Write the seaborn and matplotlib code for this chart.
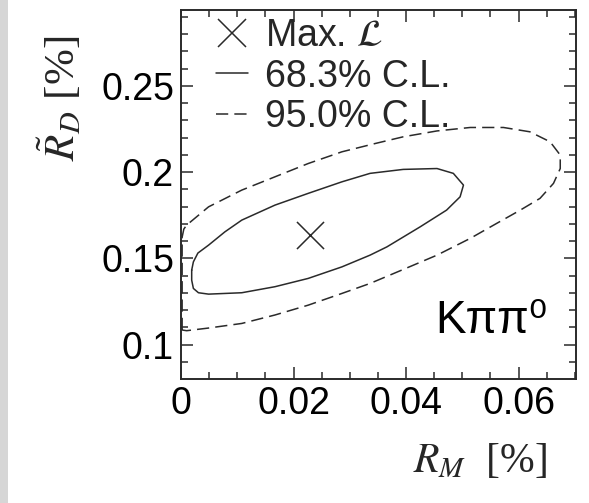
import numpy as np
import pandas as pd
import matplotlib
matplotlib.use('Agg')
import matplotlib.pyplot as plt
import seaborn as sns
from matplotlib.lines import Line2D
from matplotlib.patches import Rectangle
from matplotlib.ticker import MultipleLocator

# ---------------- data ----------------
max_like_x = [0.0229]
max_like_y = [0.1635]

cl68_x = [0.0019, 0.0022, 0.0030, 0.0049, 0.0078, 0.0108, 0.0167, 0.0226, 0.0286, 0.0336,
          0.0395, 0.0455, 0.0484, 0.0502, 0.0496, 0.0472, 0.0425, 0.0366, 0.0336, 0.0286,
          0.0226, 0.0167, 0.0108, 0.0049, 0.0031, 0.0022, 0.0019, 0.0019]
cl68_y = [0.1432, 0.1480, 0.1531, 0.1577, 0.1654, 0.1722, 0.1809, 0.1877, 0.1944, 0.1993,
          0.2016, 0.2021, 0.1993, 0.1925, 0.1857, 0.1780, 0.1683, 0.1567, 0.1519, 0.1451,
          0.1384, 0.1336, 0.1301, 0.1293, 0.1301, 0.1326, 0.1374, 0.1432]

cl95_x = [0.0002, 0.0002, 0.0005, 0.0010, 0.0049, 0.0108, 0.0167, 0.0226, 0.0286, 0.0345,
          0.0395, 0.0455, 0.0514, 0.0573, 0.0620, 0.0656, 0.0674, 0.0674, 0.0662, 0.0638,
          0.0603, 0.0561, 0.0514, 0.0455, 0.0395, 0.0336, 0.0286, 0.0226, 0.0167, 0.0108,
          0.0048, 0.0010, 0.0002]
cl95_y = [0.1085, 0.1623, 0.1670, 0.1693, 0.1799, 0.1896, 0.1973, 0.2050, 0.2118, 0.2166,
          0.2205, 0.2239, 0.2259, 0.2259, 0.2234, 0.2176, 0.2099, 0.2021, 0.1935, 0.1848,
          0.1780, 0.1703, 0.1616, 0.1519, 0.1436, 0.1355, 0.1297, 0.1229, 0.1172, 0.1123,
          0.1096, 0.1081, 0.1085]

legend_labels = [r'Max. $\mathcal{L}$', '68.3% C.L.', '95.0% C.L.']
x_ticks = [0, 0.02, 0.04, 0.06]
x_tick_labels = ['0', '0.02', '0.04', '0.06']
y_ticks = [0.1, 0.15, 0.2, 0.25]
y_tick_labels = ['0.1', '0.15', '0.2', '0.25']
channel_label = 'Kππ⁰'
x_label = r'$R_M$  [%]'
y_label = r'$\tilde{R}_D$ [%]'

# ---------------- style ----------------
sns.set_style('ticks')
plt.rcParams['font.family'] = ['Liberation Sans', 'DejaVu Sans']
plt.rcParams['mathtext.fontset'] = 'stix'

ink = '#2a2a2a'
lw = 1.1
dash = (0, (8, 4))

fig = plt.figure(figsize=(5.89, 5.03), dpi=100)
fig.patch.set_facecolor('white')
ax = fig.add_axes([181 / 589, 1 - 379 / 503, 395 / 589, 369 / 503])

df68 = pd.DataFrame({'x': cl68_x, 'y': cl68_y})
df95 = pd.DataFrame({'x': cl95_x, 'y': cl95_y})
sns.lineplot(data=df68, x='x', y='y', sort=False, estimator=None, color=ink, lw=lw, ax=ax)
sns.lineplot(data=df95, x='x', y='y', sort=False, estimator=None, color=ink, lw=lw,
             linestyle=dash, ax=ax)
sns.scatterplot(x=max_like_x, y=max_like_y, marker='x', s=380, color=ink, linewidth=lw, ax=ax)

ax.set_xlim(0, 0.0702)
ax.set_ylim(0.0801, 0.294)
ax.set_xticks(x_ticks, x_tick_labels)
ax.set_yticks(y_ticks, y_tick_labels)
ax.xaxis.set_minor_locator(MultipleLocator(0.005))
ax.yaxis.set_minor_locator(MultipleLocator(0.01))
ax.tick_params(which='both', direction='in', top=True, right=True, width=1.1, color=ink)
ax.tick_params(which='major', length=8.6, labelsize=27, pad=5, labelcolor='black')
ax.tick_params(which='minor', length=5)
for s in ax.spines.values():
    s.set_linewidth(1.4)
    s.set_color(ink)

serif = ['Liberation Serif', 'DejaVu Serif']
ax.set_xlabel(x_label, fontsize=30, family=serif, ha='right')
ax.xaxis.set_label_coords(0.927, -0.172)
ax.set_ylabel(y_label, fontsize=31, family=serif)
ax.yaxis.set_label_coords(-0.245, 0.76)

ax.text(0.787, 0.125, channel_label, transform=ax.transAxes, fontsize=33,
        ha='center', va='baseline', color='black')

handles = [
    Line2D([], [], marker='x', ls='none', ms=20, mew=lw, color=ink),
    Line2D([], [], color=ink, lw=lw),
    Line2D([], [], color=ink, lw=lw, ls=dash),
]
ax.legend(handles, legend_labels, loc='upper left', bbox_to_anchor=(0.089, 0.977),
          frameon=False, fontsize=27, handlelength=0.85, handletextpad=0.45,
          labelspacing=0.11, borderaxespad=0, borderpad=0)

# gray strip at the left edge of the screenshot
fig.add_artist(Rectangle((0, 0), 8 / 589, 1, transform=fig.transFigure,
                         facecolor='#d6d6d6', edgecolor='none', zorder=0))

fig.savefig('out.png', dpi=100)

- - -

* PROBLEM TO WORK ON *
Print the full listing exactly, dropping the pictures.

* RESPONSE TO THIS TASK *
Write the seaborn and matplotlib code for this chart.
import numpy as np
import pandas as pd
import matplotlib
matplotlib.use('Agg')
import matplotlib.pyplot as plt
import seaborn as sns
from matplotlib.lines import Line2D
from matplotlib.patches import Rectangle
from matplotlib.ticker import MultipleLocator

# ---------------- data ----------------
max_like_x = [0.0229]
max_like_y = [0.1635]

cl68_x = [0.0019, 0.0022, 0.0030, 0.0049, 0.0078, 0.0108, 0.0167, 0.0226, 0.0286, 0.0336,
          0.0395, 0.0455, 0.0484, 0.0502, 0.0496, 0.0472, 0.0425, 0.0366, 0.0336, 0.0286,
          0.0226, 0.0167, 0.0108, 0.0049, 0.0031, 0.0022, 0.0019, 0.0019]
cl68_y = [0.1432, 0.1480, 0.1531, 0.1577, 0.1654, 0.1722, 0.1809, 0.1877, 0.1944, 0.1993,
          0.2016, 0.2021, 0.1993, 0.1925, 0.1857, 0.1780, 0.1683, 0.1567, 0.1519, 0.1451,
          0.1384, 0.1336, 0.1301, 0.1293, 0.1301, 0.1326, 0.1374, 0.1432]

cl95_x = [0.0002, 0.0002, 0.0005, 0.0010, 0.0049, 0.0108, 0.0167, 0.0226, 0.0286, 0.0345,
          0.0395, 0.0455, 0.0514, 0.0573, 0.0620, 0.0656, 0.0674, 0.0674, 0.0662, 0.0638,
          0.0603, 0.0561, 0.0514, 0.0455, 0.0395, 0.0336, 0.0286, 0.0226, 0.0167, 0.0108,
          0.0048, 0.0010, 0.0002]
cl95_y = [0.1085, 0.1623, 0.1670, 0.1693, 0.1799, 0.1896, 0.1973, 0.2050, 0.2118, 0.2166,
          0.2205, 0.2239, 0.2259, 0.2259, 0.2234, 0.2176, 0.2099, 0.2021, 0.1935, 0.1848,
          0.1780, 0.1703, 0.1616, 0.1519, 0.1436, 0.1355, 0.1297, 0.1229, 0.1172, 0.1123,
          0.1096, 0.1081, 0.1085]

legend_labels = [r'Max. $\mathcal{L}$', '68.3% C.L.', '95.0% C.L.']
x_ticks = [0, 0.02, 0.04, 0.06]
x_tick_labels = ['0', '0.02', '0.04', '0.06']
y_ticks = [0.1, 0.15, 0.2, 0.25]
y_tick_labels = ['0.1', '0.15', '0.2', '0.25']
channel_label = 'Kππ⁰'
x_label = r'$R_M$  [%]'
y_label = r'$\tilde{R}_D$ [%]'

# ---------------- style ----------------
sns.set_style('ticks')
plt.rcParams['font.family'] = ['Liberation Sans', 'DejaVu Sans']
plt.rcParams['mathtext.fontset'] = 'stix'

ink = '#2a2a2a'
lw = 1.1
dash = (0, (8, 4))

fig = plt.figure(figsize=(5.89, 5.03), dpi=100)
fig.patch.set_facecolor('white')
ax = fig.add_axes([181 / 589, 1 - 379 / 503, 395 / 589, 369 / 503])

df68 = pd.DataFrame({'x': cl68_x, 'y': cl68_y})
df95 = pd.DataFrame({'x': cl95_x, 'y': cl95_y})
sns.lineplot(data=df68, x='x', y='y', sort=False, estimator=None, color=ink, lw=lw, ax=ax)
sns.lineplot(data=df95, x='x', y='y', sort=False, estimator=None, color=ink, lw=lw,
             linestyle=dash, ax=ax)
sns.scatterplot(x=max_like_x, y=max_like_y, marker='x', s=380, color=ink, linewidth=lw, ax=ax)

ax.set_xlim(0, 0.0702)
ax.set_ylim(0.0801, 0.294)
ax.set_xticks(x_ticks, x_tick_labels)
ax.set_yticks(y_ticks, y_tick_labels)
ax.xaxis.set_minor_locator(MultipleLocator(0.005))
ax.yaxis.set_minor_locator(MultipleLocator(0.01))
ax.tick_params(which='both', direction='in', top=True, right=True, width=1.1, color=ink)
ax.tick_params(which='major', length=8.6, labelsize=27, pad=5, labelcolor='black')
ax.tick_params(which='minor', length=5)
for s in ax.spines.values():
    s.set_linewidth(1.4)
    s.set_color(ink)

serif = ['Liberation Serif', 'DejaVu Serif']
ax.set_xlabel(x_label, fontsize=30, family=serif, ha='right')
ax.xaxis.set_label_coords(0.927, -0.172)
ax.set_ylabel(y_label, fontsize=31, family=serif)
ax.yaxis.set_label_coords(-0.245, 0.76)

ax.text(0.787, 0.125, channel_label, transform=ax.transAxes, fontsize=33,
        ha='center', va='baseline', color='black')

handles = [
    Line2D([], [], marker='x', ls='none', ms=20, mew=lw, color=ink),
    Line2D([], [], color=ink, lw=lw),
    Line2D([], [], color=ink, lw=lw, ls=dash),
]
ax.legend(handles, legend_labels, loc='upper left', bbox_to_anchor=(0.089, 0.977),
          frameon=False, fontsize=27, handlelength=0.85, handletextpad=0.45,
          labelspacing=0.11, borderaxespad=0, borderpad=0)

# gray strip at the left edge of the screenshot
fig.add_artist(Rectangle((0, 0), 8 / 589, 1, transform=fig.transFigure,
                         facecolor='#d6d6d6', edgecolor='none', zorder=0))

fig.savefig('out.png', dpi=100)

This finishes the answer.